Leitor: a cidade, esta cidade, está virada de patas para o ar - há estaleiros rua sim rua não, prédios, quarteirões inteiros, prometidos ao desmantelamento, tapumes de todo o tamanho e feitios. Não consintas que a lepra continue patente e impune ou que o desaforo publicitário nos atragante a vista cansada. Convoca amigos, parentes e aliados que a causa é merecedora! Pixem-me esses muros, tapumes, e paredes de versos, de palavras vivas de palavras-vida que alvorocem consciências e corações e façam com que um passante (bastará um) se sinta menos estrangeiro, menos de passagem.

E se me leste até aqui com sofrida paciência, porque não ler de verdade quem melhor do que eu, que tu, que nós, por nós fala agora e para sempre?
Por exemplo, e do Porto: Eugénio, Egito, Manuel Pina ou Fernando Guimarães. E mais não cito, que, ao ler uns, outros virão, e ao encontrá-los, encontrar-te-ás.
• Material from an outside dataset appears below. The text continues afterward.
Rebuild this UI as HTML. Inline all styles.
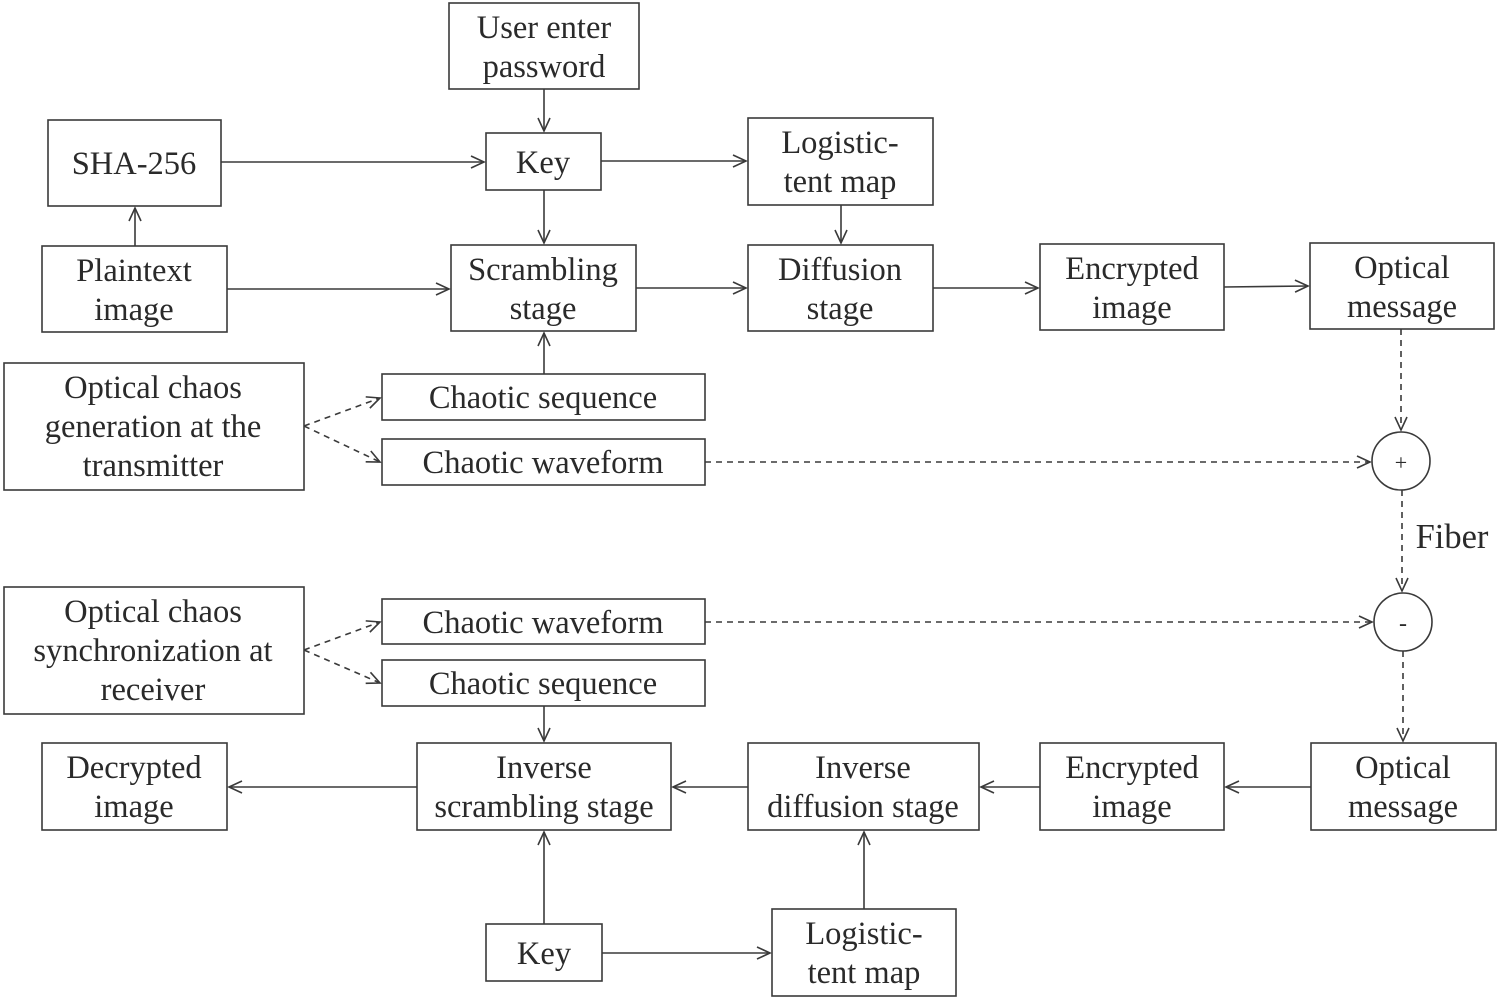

Mais do que salvar uma vida, um poema pode dar sentido à vida.

O texto que tenta ser uma homenagem ao meu amigo Eugénio de Andrade, tem uns bons quinze anos em cima. Não tenho a certeza, mas penso que foi uma única vez publicado no “Comércio do Porto” mas como não tenho cópia não o posso garantir.

E agora permitam um par de sugestões: de Eugénio lê-se tudo mas, para começar, não há melhor do que “Primeiros Poemas" (com: “amantes sem dinheiro” e “as mãos e os frutos”). Está na Limiar. A Imprensa Nacional publicou há anos as Obras Completas em 2 volumes (é uma oportunidade!). Manuel António Pina tem uma edição recente de “Poesia Reunida” (Assírio & Alvim) e um excelente livro de crónicas “O Anacronista” (Afrontamento). De Fernando Guimarães recomenda-se, devotamente, "Poesia Completa", 1º vol. também na mecenática Afrontamento. Egito Gonçalves de quem alguma vez se falará aqui mais detalhadamente é um caso muito bicudo: o diabo do homem está quase esgotado. Imperdível, o que se chama imperdível é, notem bem, “Destruição: dois pontos” (Inova) Trata-se, além do mais, de uma edição belíssima!!! O resto que é muito e é bom anda distribuído pela Limiar, Quetzal e Campo das letras.

Boas leituras e que Deus abençoe os poetas.

2 comentários:

Kamikaze (L.P.) disse...

Amén.

Silvia Chueire disse...

Tem sido um prazer ler os seus posts. Mesmo.